About Facing the World
Facing the World is a UK charity that provides life-changing craniofacial surgery to many of the most disadvantaged and vulnerable children in the world. The medical team has strong knowledge on many disciplines. They make facial reconstructive surgery in the UK for children from the developing countries with severe facial disfigurements. Those children cannot be treated in their home countries.
The organization also provides training for some hospitals in partnership in order to develop the infrastructure required for more children to receive the treatment they need in their own countries.
Facing the World was created by Martin Kelly and Norman Waterhouse (craniofacial surgeons) in 2002. Martin was a volunteer in Afghanistan with the organization Children in Need. During his time there he met a young girl called Hadisa. At eight months old, she was carried hundreds of miles by her father to receive a treatment. The medical facilities in Kabul were not equipped to deal with the severity of Hadisa’s condition that's why Martin decided Hadisa’s only option was to come to London for treatment.

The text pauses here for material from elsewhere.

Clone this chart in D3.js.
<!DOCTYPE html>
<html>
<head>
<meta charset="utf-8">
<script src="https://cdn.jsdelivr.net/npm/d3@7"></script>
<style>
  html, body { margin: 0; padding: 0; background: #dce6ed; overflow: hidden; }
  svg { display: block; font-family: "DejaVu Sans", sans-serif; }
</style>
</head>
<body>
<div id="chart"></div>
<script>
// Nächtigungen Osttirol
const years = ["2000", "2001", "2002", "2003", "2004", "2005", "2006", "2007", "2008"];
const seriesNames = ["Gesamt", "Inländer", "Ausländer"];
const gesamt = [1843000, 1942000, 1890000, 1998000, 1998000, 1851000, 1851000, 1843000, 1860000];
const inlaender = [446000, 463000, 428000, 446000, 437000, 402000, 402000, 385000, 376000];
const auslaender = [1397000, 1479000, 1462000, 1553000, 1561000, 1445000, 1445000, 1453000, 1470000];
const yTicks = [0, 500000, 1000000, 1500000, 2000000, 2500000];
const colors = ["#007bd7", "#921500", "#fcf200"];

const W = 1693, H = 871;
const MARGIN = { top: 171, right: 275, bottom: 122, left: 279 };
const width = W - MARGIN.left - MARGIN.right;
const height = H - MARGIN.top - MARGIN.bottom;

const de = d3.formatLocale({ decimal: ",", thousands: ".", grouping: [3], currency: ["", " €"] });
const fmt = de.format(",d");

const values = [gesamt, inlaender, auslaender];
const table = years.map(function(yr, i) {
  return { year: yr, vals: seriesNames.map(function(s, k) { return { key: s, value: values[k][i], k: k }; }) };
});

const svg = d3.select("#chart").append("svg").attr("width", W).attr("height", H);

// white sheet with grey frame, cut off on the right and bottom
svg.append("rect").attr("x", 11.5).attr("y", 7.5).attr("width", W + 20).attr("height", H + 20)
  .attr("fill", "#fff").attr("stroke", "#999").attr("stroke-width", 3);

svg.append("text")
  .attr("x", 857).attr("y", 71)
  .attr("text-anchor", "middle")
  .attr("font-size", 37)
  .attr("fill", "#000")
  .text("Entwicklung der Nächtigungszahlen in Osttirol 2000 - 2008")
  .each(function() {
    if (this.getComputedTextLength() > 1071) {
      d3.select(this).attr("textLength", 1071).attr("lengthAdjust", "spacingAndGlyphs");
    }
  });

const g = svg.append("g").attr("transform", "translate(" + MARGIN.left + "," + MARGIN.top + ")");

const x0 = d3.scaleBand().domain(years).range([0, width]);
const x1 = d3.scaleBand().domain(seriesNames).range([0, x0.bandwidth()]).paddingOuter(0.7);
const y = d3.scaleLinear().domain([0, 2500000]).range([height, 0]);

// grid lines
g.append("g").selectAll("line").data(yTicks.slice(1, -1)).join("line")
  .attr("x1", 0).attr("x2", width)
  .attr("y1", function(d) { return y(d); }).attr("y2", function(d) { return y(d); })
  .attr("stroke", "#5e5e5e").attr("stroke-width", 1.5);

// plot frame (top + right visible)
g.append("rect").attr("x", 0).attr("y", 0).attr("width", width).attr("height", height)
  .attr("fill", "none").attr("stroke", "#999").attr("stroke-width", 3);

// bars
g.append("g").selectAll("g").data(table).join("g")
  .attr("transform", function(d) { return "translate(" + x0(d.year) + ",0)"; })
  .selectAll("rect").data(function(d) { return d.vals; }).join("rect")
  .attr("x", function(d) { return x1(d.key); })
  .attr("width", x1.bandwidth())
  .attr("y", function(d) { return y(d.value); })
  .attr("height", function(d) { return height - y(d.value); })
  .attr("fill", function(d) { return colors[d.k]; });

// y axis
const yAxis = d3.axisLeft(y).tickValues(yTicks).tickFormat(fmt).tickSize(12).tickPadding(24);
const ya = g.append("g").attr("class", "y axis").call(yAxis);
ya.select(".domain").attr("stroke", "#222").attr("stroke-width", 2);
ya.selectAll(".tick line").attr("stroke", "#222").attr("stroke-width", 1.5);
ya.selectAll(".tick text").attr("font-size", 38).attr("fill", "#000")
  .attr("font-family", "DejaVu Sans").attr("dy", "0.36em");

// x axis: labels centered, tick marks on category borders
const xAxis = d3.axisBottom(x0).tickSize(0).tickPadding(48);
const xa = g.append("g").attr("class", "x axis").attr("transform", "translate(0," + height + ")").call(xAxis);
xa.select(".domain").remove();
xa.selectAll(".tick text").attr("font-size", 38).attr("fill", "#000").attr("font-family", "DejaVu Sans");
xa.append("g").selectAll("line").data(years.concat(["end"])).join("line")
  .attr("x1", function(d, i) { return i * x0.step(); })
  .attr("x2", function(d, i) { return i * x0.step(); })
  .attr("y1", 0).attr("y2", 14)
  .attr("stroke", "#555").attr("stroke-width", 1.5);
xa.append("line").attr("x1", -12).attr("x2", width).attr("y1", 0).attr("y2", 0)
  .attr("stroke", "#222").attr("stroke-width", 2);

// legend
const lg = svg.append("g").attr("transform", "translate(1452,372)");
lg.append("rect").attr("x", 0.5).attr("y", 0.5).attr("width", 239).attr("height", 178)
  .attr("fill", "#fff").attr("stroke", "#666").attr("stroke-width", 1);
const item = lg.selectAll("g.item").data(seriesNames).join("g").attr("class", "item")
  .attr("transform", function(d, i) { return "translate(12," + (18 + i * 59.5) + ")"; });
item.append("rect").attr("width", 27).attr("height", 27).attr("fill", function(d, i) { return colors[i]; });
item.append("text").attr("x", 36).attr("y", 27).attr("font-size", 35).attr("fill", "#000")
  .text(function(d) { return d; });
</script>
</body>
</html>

In order to help other children like Hadisa they founded Facing the World.
Martin Kelly passed away in 2008, letting a motivated team behind him, wanting to carry on with his initiative. So far Facing the World has treated over 40 patients in the UK, and more than 90 through the Vietnam Project.
The project in Vietnam
In 2008, Facing the World began a partnership with Danang General Hospital in Vietnam. Vietnam has a higher incidence of children born with severe facial disfigurement than almost anywhere else in the world. Some believe this to be linked to the use of Agent Orange during the Vietnam War.
Facing the World team came from London two weeks a year to train and perform surgeries with the local team in Danang. Some training was also organized for Vietnamese surgeons going in the UK for a short period of time. A web based telemedicine was created to link the surgeons in London and Danang to facilitate the treatment of the most complex cases in Vietnam.
Thanks to this program, more than 100 patients, both children and adults, are seen each year, receiving the surgery and support care that they need.
Exotic Voyages and Facing the World
Exotic Voyages feels very inspired by this program. In many cases Facing the World saved a child’s life through surgery, and this means a lot to us. Children represent the smiles of Vietnam, the future generations and our best pride. In some other cases, Facing the World gives children a chance to be accepted in a society full of prejudices and judgments on physical appearance. This project can bring a lot to the children: it helps them build projects and believe in their future; they gain back their self-confidence, then can finally flourish and live again without their handicap. But it also teaches a lot to our society showing that behind each body is a soul full of potential and creativity, a soul that can surprise you beyond any barriers.
This is the reason why Exotic Voyages strongly want to be involved in this fantastic adventure through a partnership with Facing the World. We are deeply reflecting on how we could participate, make a change and lighten lives. There are many possibilities and we will find the one fitting the needs and capacities of both Facing the World and Exotic Voyages.
It is something very important to us and therefore some projects might come up very soon!
|Pan before her surgery|
Pan was born with an encephalocele, a rare defect, caused by a failure of the neural tube to close completely during pregnancy. The disfigurement, this left her at continual risk of meningitis or brain haemorrhage.
She lived and never left her community on the Mekong Delta, and only dared venture beyond her village with a blanket covering her face. She was raised by her cousin who because her stepfather didn’t accept her. She spent most of her time alone as she had no friends and her cousin couldn’t afford to send her to school.
Marianne Carsons, who was touring through the region in 2004, met 16-year-old Pan and was touched by her story. She contacted Facing the World, who brought Pan to London for treatment. After life-saving surgery, Pan returned to her village and got accepted and also respected as she was one of the few people who had ever left the region. For the first time in her life she was able to mix happily with others.
Viet suffered a bilateral facial cleft going through his cheekbones and up into his eyes, which sadly means he will never be able to see. He also had a cleft palate, which causes problems with eating and communicating. Viet’s parents worried that he would never be accepted in society - his prospects were very bleak. Facing the World’s medical team accepted Viet for surgery in the UK, in February 2012.
|Viet and his mother after the surgery|
Facing the World have found follow-up care for Viet in Vietnam, and Children’s Hope in Action want to provide him with education at a local blind school. Here he is, enjoying a sunny afternoon in the park a few weeks before he went home.